§ DESCRIPTION OF THE TASK: Review the material and extract every line in which the word "chart" occurs.

§ DATA SECTION:
▼

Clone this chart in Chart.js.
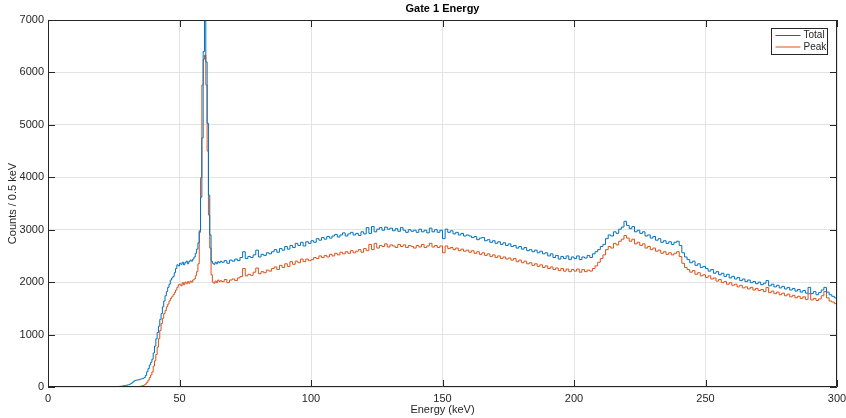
<!DOCTYPE html>
<html>
<head>
<meta charset="utf-8">
<title>Gate 1 Energy</title>
<script src="https://cdn.jsdelivr.net/npm/chart.js@4.4.1/dist/chart.umd.min.js"></script>
<style>
  html, body { margin: 0; padding: 0; background: #fff; }
  #wrap { width: 846px; height: 418px; position: relative; }
</style>
</head>
<body>
<div id="wrap"><canvas id="chart"></canvas></div>
<script>
// histogram counts
// fine bins: 0.5 keV wide, starting at 20 keV (20 .. 65.5)
const totalFine = [
  0, 0, 0, 0, 0, 0, 0, 0, 0, 2,
  4, 6, 8, 10, 12, 15, 18, 22, 28, 32,
  38, 42, 55, 70, 90, 110, 125, 130, 135, 140,
  150, 155, 165, 180, 220, 290, 350, 420, 470, 530,
  650, 780, 920, 1040, 1160, 1290, 1400, 1530, 1640, 1740,
  1820, 1900, 1960, 2040, 2080, 2110, 2180, 2260, 2330, 2310,
  2360, 2340, 2380, 2330, 2370, 2400, 2350, 2390, 2420, 2400,
  2440, 2480, 2550, 2630, 2750, 2980, 3620, 4750, 6400, 7600,
  6200, 5030, 3660, 2900, 2400, 2360, 2340, 2380, 2350, 2390, 2370, 2400
];
const peakFine = [
  0, 0, 0, 0, 0, 0, 0, 0, 0, 0,
  0, 0, 0, 0, 0, 0, 0, 0, 0, 0,
  0, 0, 1, 2, 3, 4, 5, 6, 8, 10,
  14, 20, 28, 40, 60, 90, 130, 180, 230, 290,
  400, 500, 620, 760, 920, 1080, 1210, 1310, 1400, 1460,
  1530, 1580, 1640, 1690, 1720, 1760, 1800, 1850, 1900, 1950,
  1960, 1930, 1990, 1950, 2000, 1970, 2010, 1980, 2020, 2000,
  2040, 2060, 2120, 2200, 2350, 2950, 3990, 5760, 6250, 6330,
  5760, 4500, 3280, 2650, 2140, 2000, 1980, 2020, 1990, 2040, 2010, 2030
];
// coarse bins: 1 keV wide, 66 .. 299 keV
const totalCoarse = [
  2380, 2410, 2360, 2420, 2400, 2440, 2410, 2470, 2580, 2450,
  2490, 2470, 2520, 2610, 2480, 2530, 2510, 2560, 2540, 2580,
  2620, 2570, 2640, 2610, 2680, 2630, 2700, 2660, 2740, 2700,
  2760, 2690, 2770, 2740, 2790, 2760, 2830, 2800, 2850, 2820,
  2870, 2840, 2880, 2910, 2860, 2900, 2940, 2880, 2920, 2950,
  2900, 2930, 2890, 2960, 2920, 3040, 2930, 3060, 2960, 3010,
  3040, 2990, 3050, 3010, 3030, 2980, 3020, 2970, 3040, 2990,
  2950, 3000, 2970, 2990, 2950, 3010, 2960, 2990, 2940, 3030,
  2960, 3000, 2950, 2990, 2830, 3010, 2950, 2980, 2920, 2950,
  2900, 2930, 2880, 2900, 2880, 2850, 2870, 2810, 2840, 2850,
  2790, 2810, 2760, 2790, 2740, 2770, 2720, 2750, 2700, 2730,
  2680, 2700, 2650, 2680, 2630, 2660, 2600, 2620, 2580, 2610,
  2560, 2590, 2540, 2560, 2500, 2540, 2470, 2510, 2440, 2490,
  2450, 2500, 2430, 2480, 2450, 2500, 2430, 2480, 2460, 2510,
  2470, 2540, 2580, 2620, 2680, 2720, 2830, 2900, 2880, 2960,
  2930, 3010, 3050, 3160, 3080, 3020, 3060, 2960, 2990, 2930,
  2960, 2880, 2900, 2840, 2870, 2800, 2830, 2760, 2790, 2740,
  2770, 2720, 2760, 2780, 2700, 2560, 2480, 2430, 2370, 2400,
  2320, 2350, 2280, 2300, 2260, 2210, 2240, 2170, 2200, 2140,
  2170, 2110, 2150, 2080, 2110, 2060, 2090, 2030, 2060, 2010,
  2040, 1990, 2010, 1970, 2000, 1950, 1980, 2030, 1930, 1960,
  1910, 1940, 1890, 1920, 1870, 1900, 1850, 1880, 1830, 1860,
  1810, 1840, 1790, 1900, 1780, 1820, 1760, 1800, 1850, 1900,
  1810, 1760, 1730, 1700
];
const peakCoarse = [
  2010, 2050, 1990, 2040, 2060, 2030, 2080, 2110, 2260, 2120,
  2150, 2130, 2190, 2270, 2160, 2200, 2180, 2230, 2210, 2260,
  2290, 2240, 2320, 2280, 2350, 2300, 2390, 2340, 2400, 2370,
  2440, 2390, 2440, 2410, 2430, 2470, 2450, 2500, 2470, 2510,
  2480, 2530, 2500, 2550, 2520, 2570, 2540, 2580, 2550, 2600,
  2560, 2590, 2620, 2570, 2640, 2600, 2720, 2620, 2740, 2650,
  2700, 2680, 2730, 2670, 2710, 2690, 2660, 2720, 2680, 2710,
  2660, 2700, 2680, 2650, 2700, 2670, 2720, 2660, 2690, 2740,
  2670, 2700, 2660, 2690, 2560, 2690, 2640, 2660, 2620, 2650,
  2600, 2630, 2590, 2610, 2570, 2600, 2550, 2580, 2530, 2560,
  2510, 2540, 2490, 2520, 2470, 2500, 2450, 2480, 2440, 2460,
  2420, 2450, 2390, 2420, 2370, 2400, 2350, 2370, 2320, 2350,
  2300, 2330, 2280, 2310, 2260, 2290, 2240, 2270, 2220, 2260,
  2210, 2250, 2200, 2240, 2210, 2250, 2190, 2240, 2200, 2230,
  2210, 2260, 2310, 2380, 2450, 2520, 2620, 2680, 2650, 2740,
  2710, 2780, 2820, 2890, 2840, 2780, 2820, 2730, 2760, 2700,
  2730, 2650, 2680, 2620, 2650, 2590, 2610, 2550, 2580, 2530,
  2560, 2520, 2550, 2580, 2490, 2360, 2280, 2240, 2190, 2220,
  2150, 2180, 2120, 2140, 2090, 2120, 2060, 2080, 2020, 2050,
  1990, 2010, 1960, 1990, 1940, 1960, 1910, 1940, 1890, 1910,
  1870, 1900, 1850, 1880, 1840, 1860, 1820, 1900, 1800, 1830,
  1780, 1810, 1760, 1790, 1740, 1770, 1720, 1750, 1700, 1730,
  1690, 1720, 1670, 1780, 1660, 1690, 1650, 1680, 1740, 1820,
  1700, 1640, 1620, 1590
];
const xTicks = [0, 50, 100, 150, 200, 250, 300];
const yTicks = [0, 1000, 2000, 3000, 4000, 5000, 6000, 7000];

const fineStart = 20, fineStep = 0.5;
const coarseStart = 66, coarseStep = 1;

function toPoints(fine, coarse) {
  const pts = [{ x: 0, y: 0 }];
  fine.forEach((v, i) => pts.push({ x: fineStart + i * fineStep, y: v }));
  coarse.forEach((v, i) => pts.push({ x: coarseStart + i * coarseStep, y: v }));
  pts.push({ x: 300, y: coarse[coarse.length - 1] }); // close last bin
  return pts;
}

const FONT = '"Liberation Sans", Arial, Helvetica, sans-serif';
const AXIS = '#262626';

// MATLAB-ish box, inward ticks, title and legend
const matlabAxes = {
  id: 'matlabAxes',
  afterDraw(chart) {
    const { ctx, chartArea: a, scales } = chart;
    const tl = 7;
    ctx.save();
    ctx.strokeStyle = AXIS;
    ctx.lineWidth = 1;
    ctx.beginPath();
    ctx.rect(Math.round(a.left) + 0.5, Math.round(a.top) + 0.5,
             Math.round(a.right - a.left) - 1, Math.round(a.bottom - a.top) - 1);
    xTicks.forEach(t => {
      const px = Math.round(scales.x.getPixelForValue(t)) + 0.5;
      ctx.moveTo(px, a.bottom); ctx.lineTo(px, a.bottom - tl);
      ctx.moveTo(px, a.top); ctx.lineTo(px, a.top + tl);
    });
    yTicks.forEach(t => {
      const py = Math.round(scales.y.getPixelForValue(t)) + 0.5;
      ctx.moveTo(a.left, py); ctx.lineTo(a.left + tl, py);
      ctx.moveTo(a.right, py); ctx.lineTo(a.right - tl, py);
    });
    ctx.stroke();

    // title
    ctx.fillStyle = '#000';
    ctx.font = 'bold 11px ' + FONT;
    ctx.textAlign = 'center';
    ctx.textBaseline = 'middle';
    ctx.fillText('Gate 1 Energy', (a.left + a.right) / 2, 9);

    // legend box
    const bx = a.right - 65.5, by = a.top + 8.5, bw = 56, bh = 26;
    ctx.fillStyle = '#fff';
    ctx.fillRect(bx, by, bw, bh);
    ctx.strokeStyle = AXIS;
    ctx.strokeRect(bx, by, bw, bh);
    const items = chart.data.datasets;
    ctx.font = '10px ' + FONT;
    ctx.textAlign = 'left';
    items.forEach((ds, i) => {
      const ly = by + 7 + i * 11.5;
      ctx.strokeStyle = ds.borderColor;
      ctx.beginPath();
      ctx.moveTo(bx + 4, ly); ctx.lineTo(bx + 29, ly);
      ctx.stroke();
      ctx.fillStyle = AXIS;
      ctx.fillText(ds.label, bx + 32, ly);
    });
    ctx.restore();
  }
};

new Chart(document.getElementById('chart'), {
  type: 'line',
  data: {
    datasets: [
      {
        label: 'Total',
        data: toPoints(totalFine, totalCoarse),
        borderColor: '#0072BD',
        borderWidth: 1,
        stepped: true,
        pointRadius: 0,
        fill: false,
      },
      {
        label: 'Peak',
        data: toPoints(peakFine, peakCoarse),
        borderColor: '#D95319',
        borderWidth: 1,
        stepped: true,
        pointRadius: 0,
        fill: false,
      },
    ],
  },
  options: {
    responsive: true,
    maintainAspectRatio: false,
    animation: false,
    layout: { padding: { top: 20, right: 9, left: 0, bottom: 0 } },
    plugins: {
      legend: { display: false },
      tooltip: { enabled: false },
      title: { display: false },
    },
    scales: {
      x: {
        type: 'linear',
        min: 0,
        max: 300,
        afterFit: s => { s.height = 31; s.paddingLeft = 0; s.paddingRight = 0; },
        afterBuildTicks: s => { s.ticks = xTicks.map(v => ({ value: v })); },
        ticks: {
          color: AXIS, font: { family: FONT, size: 11 }, padding: 5, maxRotation: 0,
          callback: v => String(v),
        },
        grid: { color: '#e3e3e3', drawTicks: false },
        border: { display: false },
        title: {
          display: true,
          text: 'Energy (keV)',
          color: AXIS,
          font: { family: FONT, size: 11 },
          padding: { top: 0, bottom: 1 },
        },
      },
      y: {
        min: 0,
        max: 7000,
        afterFit: s => { s.width = 48; s.paddingTop = 0; s.paddingBottom = 0; },
        afterBuildTicks: s => { s.ticks = yTicks.map(v => ({ value: v })); },
        ticks: {
          color: AXIS, font: { family: FONT, size: 11 }, padding: 4,
          callback: v => String(v),
        },
        grid: { color: '#e3e3e3', drawTicks: false },
        border: { display: false },
        title: {
          display: true,
          text: 'Counts / 0.5 keV',
          color: AXIS,
          font: { family: FONT, size: 11 },
          padding: { top: 6, bottom: 0 },
        },
      },
    },
  },
  plugins: [matlabAxes],
});
</script>
</body>
</html>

▲

§ REPLY:
Clone this chart in Chart.js.
<script src="https://cdn.jsdelivr.net/npm/chart.js@4.4.1/dist/chart.umd.min.js"></script>
<div id="wrap"><canvas id="chart"></canvas></div>
  afterDraw(chart) {
    const { ctx, chartArea: a, scales } = chart;
    const items = chart.data.datasets;
new Chart(document.getElementById('chart'), {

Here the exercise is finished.